Al Sahwa movement was a faction of Muslim Brotherhood in Saudi Arabia. They demanded a bigger role for clergy in governing and a more conservative society as a defense against Western cultural influences. They also opposed the presence of US troops on “Muslim land.”
"Our religion is a religion of peace, safety and mercy. Thanks to God, we discovered this in the texts and interpretations of our scholars," Al Qarni said. "You cannot compare my ideas that I had when I was only 24 or 26 years old to my current thoughts.
"Now, I visited 40 countries and read thousands of books. I also knew and met intellectuals, scholars and wise people."
Al Qarni said he now supported the moderate Islam advocated by Saudi Crown Prince Mohammed Bin Salman.
“I apologize to Saudi society for the mistakes that have contradicted the Qur’an and Sunnah, and contradicted the tolerance of Islam, a moderate religion.”

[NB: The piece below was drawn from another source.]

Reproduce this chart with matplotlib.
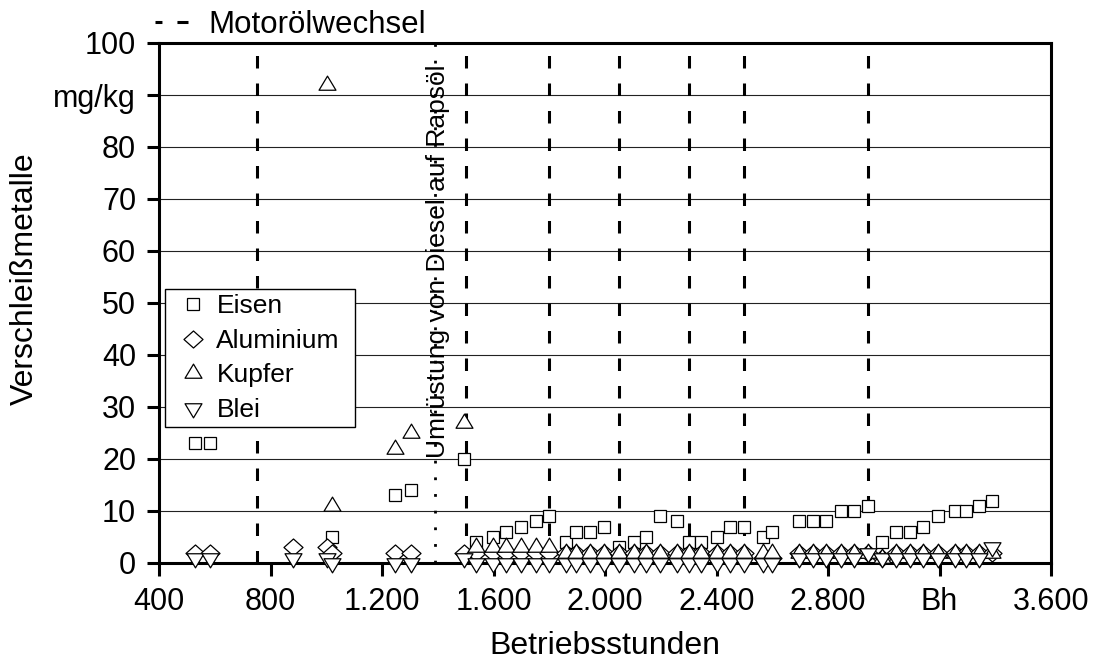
import numpy as np
import matplotlib
matplotlib.use("Agg")
import matplotlib.pyplot as plt
from matplotlib.lines import Line2D
from matplotlib.path import Path

plt.rcParams['font.family'] = ['Liberation Sans', 'DejaVu Sans']
plt.rcParams['lines.scale_dashes'] = False

nan = np.nan

# Ölproben: Betriebsstunden und Verschleißmetalle in mg/kg
stunden = [529, 583, 881, 1002, 1019, 1248, 1303, 1494,
           1539, 1597, 1646, 1697, 1751, 1799,
           1859, 1897, 1947, 1995,
           2049, 2103, 2148, 2196, 2258,
           2303, 2345, 2402, 2449, 2498,
           2566, 2598,
           2697, 2745, 2793, 2846, 2892, 2942,
           2992, 3043, 3094, 3142, 3196, 3255, 3294, 3343, 3387]
eisen = [23, 23, nan, nan, 5, 13, 14, 20,
         4, 5, 6, 7, 8, 9,
         4, 6, 6, 7,
         3, 4, 5, 9, 8,
         4, 4, 5, 7, 7,
         5, 6,
         8, 8, 8, 10, 10, 11,
         4, 6, 6, 7, 9, 10, 10, 11, 12]
aluminium = [2, 2, 3, 3, 2, 2, 2, 2,
             2, 2, 2, 2, 2, 2,
             2, 2, 2, 2,
             2, 2, 2, 2, 2,
             2, 2, 2, 2, 2,
             1, 1,
             2, 2, 2, 2, 2, 2,
             1, 2, 2, 2, 2, 2, 2, 2, 2]
kupfer = [nan, nan, nan, 92, 11, 22, 25, 27,
          3, 3, 3, 3, 3, 3,
          2, 2, 2, 2,
          2, 2, 2, 2, 2,
          2, 2, 2, 2, 2,
          2, 2,
          2, 2, 2, 2, 2, 2,
          1, 2, 2, 2, 2, 2, 2, 2, 2]
blei = [1, 1, 1, 1, 0, 0, 0, 1,
        0, 0, 0, 0, 0, 0,
        0, 0, 0, 0,
        0, 0, 0, 0, 0,
        0, 0, 0, 0, 0,
        0, 0,
        1, 1, 1, 1, 1, 2,
        1, 1, 1, 1, 1, 1, 1, 1, 3]

# Motorölwechsel und Umstellung auf Rapsöl (Bh)
oelwechsel = [750, 1500, 1800, 2050, 2300, 2500, 2945]
umruestung = 1390

x_ticks = [400, 800, 1200, 1600, 2000, 2400, 2800, 3200, 3600]
x_labels = ['400', '800', '1.200', '1.600', '2.000', '2.400', '2.800', 'Bh', '3.600']
y_ticks = [0, 10, 20, 30, 40, 50, 60, 70, 80, 90, 100]
y_labels = ['0', '10', '20', '30', '40', '50', '60', '70', '80', 'mg/kg', '100']


def marker_path(verts):
    verts = list(verts) + [verts[0]]
    codes = [Path.MOVETO] + [Path.LINETO] * (len(verts) - 2) + [Path.CLOSEPOLY]
    return Path(verts, codes)


# Dreiecke wie in Excel: breiter als hoch, Schwerpunkt auf dem Messwert
tri_up = marker_path([(0, 9.3), (-8.4, -4.7), (8.4, -4.7)])
tri_down = marker_path([(0, -9.3), (-8.4, 4.7), (8.4, 4.7)])
raute = marker_path([(0, 8.5), (9.5, 0), (0, -8.5), (-9.5, 0)])

fig = plt.figure(figsize=(10.93, 6.59), dpi=100)
ax = fig.add_axes([159 / 1093, 96 / 659, 892 / 1093, 520 / 659])

ax.set_xlim(400, 3600)
ax.set_ylim(0, 100)
ax.grid(axis='y', color='#222222', lw=0.8)
ax.set_axisbelow(True)

for x in oelwechsel:
    ax.axvline(x, color='k', lw=2.2, dashes=(9, 10.8), zorder=2)
ax.axvline(umruestung, color='k', lw=2.0, dashes=(2, 10), zorder=2)

style = dict(linestyle='none', mfc='white', mec='black', mew=0.9, clip_on=False, zorder=3)
ax.plot(stunden, eisen, marker='s', ms=8.8, label='Eisen', **style)
ax.plot(stunden, aluminium, marker=raute, ms=13.7, label='Aluminium', **style)
ax.plot(stunden, kupfer, marker=tri_up, ms=13.5, label='Kupfer', **style)
ax.plot(stunden, blei, marker=tri_down, ms=13.5, label='Blei', **style)

ax.text(1400, 58, 'Umrüstung von Diesel auf Rapsöl', rotation=90,
        ha='center', va='center', fontsize=19, zorder=4)

ax.set_xticks(x_ticks)
ax.set_xticklabels(x_labels)
ax.set_yticks(y_ticks)
ax.set_yticklabels(y_labels)
ax.tick_params(axis='both', direction='out', length=9, width=2.2, labelsize=22)
ax.tick_params(axis='x', pad=8)
ax.tick_params(axis='y', pad=7.5)
for sp in ax.spines.values():
    sp.set_linewidth(2.2)

ax.set_xlabel('Betriebsstunden', fontsize=23)
ax.xaxis.set_label_coords(0.5, -0.131)
ax.set_ylabel('Verschleißmetalle', fontsize=23)
ax.yaxis.set_label_coords(-0.1334, 0.546)

leg = ax.legend(loc='upper left', bbox_to_anchor=(0.0067, 0.267, 0.213, 0.26),
                mode='expand', borderaxespad=0, fontsize=19, fancybox=False,
                edgecolor='k', framealpha=1, borderpad=0.2, labelspacing=0.4,
                handlelength=1.7, handletextpad=0.05, numpoints=1)
leg.get_frame().set_linewidth(1.0)

oel_handle = Line2D([], [], color='k', lw=2.2, linestyle=(4, (9, 10.8)))
fig.legend(handles=[oel_handle], labels=['Motorölwechsel'], loc='center left',
           bbox_to_anchor=(155 / 1093, 1 - 25 / 659), frameon=False, fontsize=22.5,
           handlelength=1.05, handletextpad=0.65, borderpad=0, borderaxespad=0)

fig.savefig('out.png', dpi=100)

Adding “I am today supportive of the moderate Islam, open to the world, which has been called for by Crown Prince Mohammed bin Salman,”

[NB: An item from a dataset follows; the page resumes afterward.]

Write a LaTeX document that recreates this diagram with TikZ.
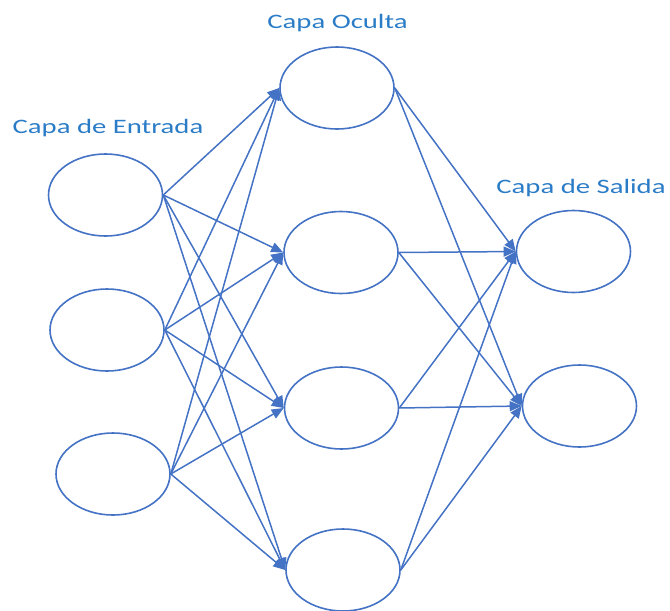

Al Qarni exposed Doha’s anti-Saudi postureAl Qarni apologised in the same interview about his ties with Qatar, accusing it of “conspiring” against Saudi Arabia.
A public apology by Saudi cleric Aidh Al Qarni over links with Qatar and militant views is “bold” and “very important”, Emirati Minister of State for Foreign Affairs Anwar Gargash said on Wednesday.
“The Shaikh’s talk reinforces what we know about the policies of [former Qatari emir] Shaikh Hamad Bin Khalifa and his role,” Gargash said in a tweet.
“As we close the door over the stage of radicalism and manipulation of religion for political goals, we also close the door over the stage of Qatar’s conspiracy against its neighbours,” the official added.
Al Qarni, 59, used to appear on religious shows at the Qatari television Al Jazeera.
In an interview with the Saudi television Rotana Khaljeea this week, the cleric criticised Al Jazeera, sarcastically saying it pushes for freedom everywhere except in Qatar.
He disclosed a meeting with Hamad when the latter was in power before he abidcated the throne to his son Tamim in 2013.
Al Qarni also said he had stopped links with Qatar after he found about its conspiracy against Saudi Arabia, accusing Doha of espousing Saudi dissidents.
In June 2017, Saudi Arabia, the United Arab Emirates, Bahrain and Egypt broke off diplomatic and transportation ties with Qatar over its support for extremist groups.